DATASET CONTENT —
[start]

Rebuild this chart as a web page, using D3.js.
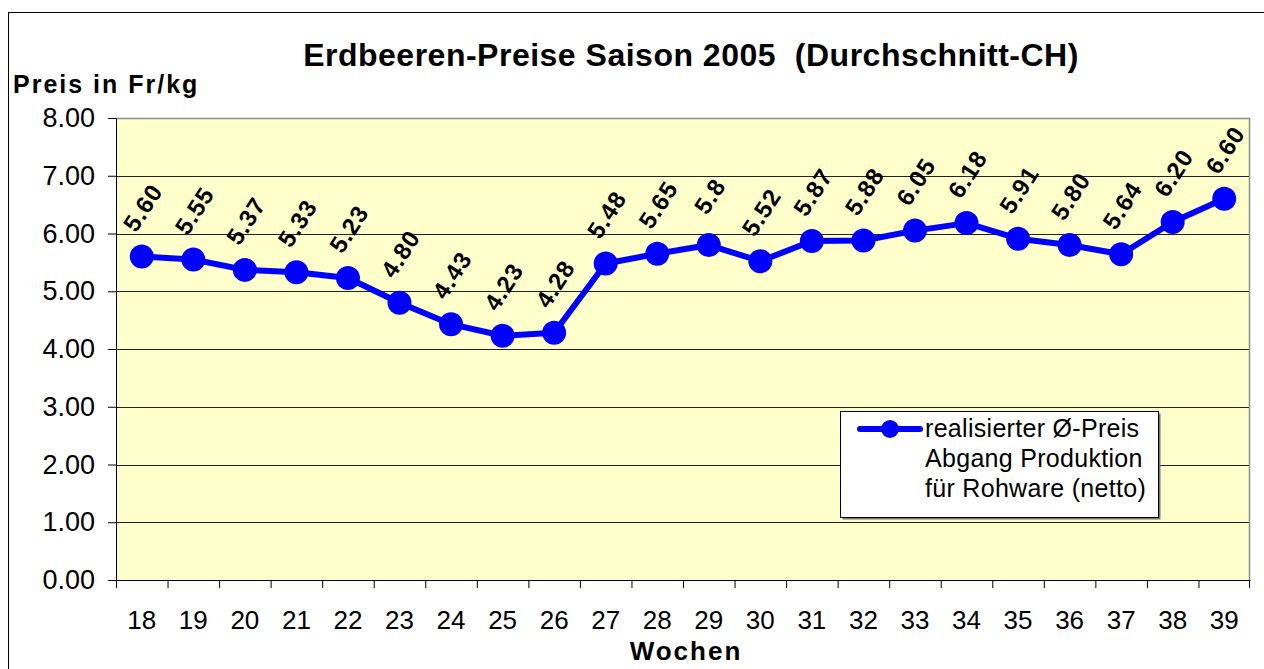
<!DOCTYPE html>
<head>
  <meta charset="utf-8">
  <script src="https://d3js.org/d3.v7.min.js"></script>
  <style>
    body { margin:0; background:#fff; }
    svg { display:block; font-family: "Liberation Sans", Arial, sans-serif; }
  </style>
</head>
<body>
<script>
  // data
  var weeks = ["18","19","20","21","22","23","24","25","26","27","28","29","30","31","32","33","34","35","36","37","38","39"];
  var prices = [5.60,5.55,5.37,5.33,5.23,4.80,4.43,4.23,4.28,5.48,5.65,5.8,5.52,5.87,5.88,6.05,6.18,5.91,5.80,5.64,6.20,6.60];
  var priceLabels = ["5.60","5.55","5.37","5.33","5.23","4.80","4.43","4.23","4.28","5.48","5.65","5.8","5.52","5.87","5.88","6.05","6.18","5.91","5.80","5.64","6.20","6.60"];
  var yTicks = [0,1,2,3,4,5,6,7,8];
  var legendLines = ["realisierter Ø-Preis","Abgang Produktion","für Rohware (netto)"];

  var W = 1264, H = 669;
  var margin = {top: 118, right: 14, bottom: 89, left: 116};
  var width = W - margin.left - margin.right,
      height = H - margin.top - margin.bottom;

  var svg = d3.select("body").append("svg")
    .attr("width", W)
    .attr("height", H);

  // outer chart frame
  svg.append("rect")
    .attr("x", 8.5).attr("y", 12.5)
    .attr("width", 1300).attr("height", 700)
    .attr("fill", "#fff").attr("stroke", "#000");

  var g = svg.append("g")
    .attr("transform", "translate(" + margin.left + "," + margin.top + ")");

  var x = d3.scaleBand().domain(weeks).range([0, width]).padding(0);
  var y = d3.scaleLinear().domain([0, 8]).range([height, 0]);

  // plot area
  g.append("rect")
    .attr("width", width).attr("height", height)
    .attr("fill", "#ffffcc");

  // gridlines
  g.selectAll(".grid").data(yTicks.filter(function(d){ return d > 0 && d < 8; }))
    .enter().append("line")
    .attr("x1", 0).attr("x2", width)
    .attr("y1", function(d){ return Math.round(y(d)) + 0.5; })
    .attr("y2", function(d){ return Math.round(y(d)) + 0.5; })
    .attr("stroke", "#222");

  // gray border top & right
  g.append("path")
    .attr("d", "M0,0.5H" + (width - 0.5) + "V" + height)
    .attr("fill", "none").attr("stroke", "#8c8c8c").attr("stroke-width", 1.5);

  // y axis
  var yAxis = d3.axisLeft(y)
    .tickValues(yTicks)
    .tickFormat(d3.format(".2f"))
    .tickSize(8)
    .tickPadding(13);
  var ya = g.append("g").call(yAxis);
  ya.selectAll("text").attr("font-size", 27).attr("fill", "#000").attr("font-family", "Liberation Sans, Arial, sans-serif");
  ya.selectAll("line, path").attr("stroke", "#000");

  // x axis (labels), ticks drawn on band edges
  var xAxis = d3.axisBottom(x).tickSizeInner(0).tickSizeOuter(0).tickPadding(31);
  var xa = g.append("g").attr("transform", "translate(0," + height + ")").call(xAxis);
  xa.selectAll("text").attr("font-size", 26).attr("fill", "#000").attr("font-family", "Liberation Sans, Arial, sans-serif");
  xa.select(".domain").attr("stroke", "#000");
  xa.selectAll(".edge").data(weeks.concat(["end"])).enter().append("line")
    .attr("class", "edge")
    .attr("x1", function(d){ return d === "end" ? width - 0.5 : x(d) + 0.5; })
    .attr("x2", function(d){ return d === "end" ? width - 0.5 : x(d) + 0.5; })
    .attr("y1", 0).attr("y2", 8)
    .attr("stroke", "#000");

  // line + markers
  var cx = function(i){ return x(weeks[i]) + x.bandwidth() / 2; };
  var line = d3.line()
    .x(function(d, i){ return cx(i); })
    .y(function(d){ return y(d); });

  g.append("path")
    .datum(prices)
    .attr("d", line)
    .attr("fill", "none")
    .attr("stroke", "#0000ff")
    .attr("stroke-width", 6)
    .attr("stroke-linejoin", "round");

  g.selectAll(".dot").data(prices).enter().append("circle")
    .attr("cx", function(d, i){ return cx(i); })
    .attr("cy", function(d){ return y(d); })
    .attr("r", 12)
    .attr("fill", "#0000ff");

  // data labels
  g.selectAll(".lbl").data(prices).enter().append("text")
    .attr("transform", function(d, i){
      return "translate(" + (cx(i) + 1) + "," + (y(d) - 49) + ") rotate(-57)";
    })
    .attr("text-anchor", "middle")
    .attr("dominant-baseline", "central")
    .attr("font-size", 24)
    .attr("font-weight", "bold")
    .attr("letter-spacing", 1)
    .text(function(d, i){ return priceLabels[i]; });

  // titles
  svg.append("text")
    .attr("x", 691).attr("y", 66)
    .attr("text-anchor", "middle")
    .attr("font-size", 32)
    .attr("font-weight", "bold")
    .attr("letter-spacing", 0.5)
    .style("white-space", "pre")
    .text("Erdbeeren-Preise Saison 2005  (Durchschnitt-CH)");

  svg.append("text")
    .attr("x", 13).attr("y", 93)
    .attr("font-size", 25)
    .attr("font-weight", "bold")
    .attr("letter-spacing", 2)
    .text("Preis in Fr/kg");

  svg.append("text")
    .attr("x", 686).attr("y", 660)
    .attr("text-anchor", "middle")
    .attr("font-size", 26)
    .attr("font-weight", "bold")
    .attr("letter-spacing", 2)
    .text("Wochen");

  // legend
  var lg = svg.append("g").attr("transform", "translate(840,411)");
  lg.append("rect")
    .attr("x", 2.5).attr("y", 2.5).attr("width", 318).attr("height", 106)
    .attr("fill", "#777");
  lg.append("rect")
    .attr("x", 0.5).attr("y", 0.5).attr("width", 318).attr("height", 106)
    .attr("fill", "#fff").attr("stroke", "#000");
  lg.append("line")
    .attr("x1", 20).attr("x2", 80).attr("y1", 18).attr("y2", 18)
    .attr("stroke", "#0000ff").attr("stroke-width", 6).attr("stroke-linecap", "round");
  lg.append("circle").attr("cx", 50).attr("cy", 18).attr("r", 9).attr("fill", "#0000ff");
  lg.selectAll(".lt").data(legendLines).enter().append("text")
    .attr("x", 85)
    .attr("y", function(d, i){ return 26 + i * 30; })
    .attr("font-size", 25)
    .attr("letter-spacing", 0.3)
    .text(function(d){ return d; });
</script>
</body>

[end]

WHAT TO WORK ON — Every line that holds the string "chart" should be returned.

EXERCISE RESPONSE —
Rebuild this chart as a web page, using D3.js.
  // outer chart frame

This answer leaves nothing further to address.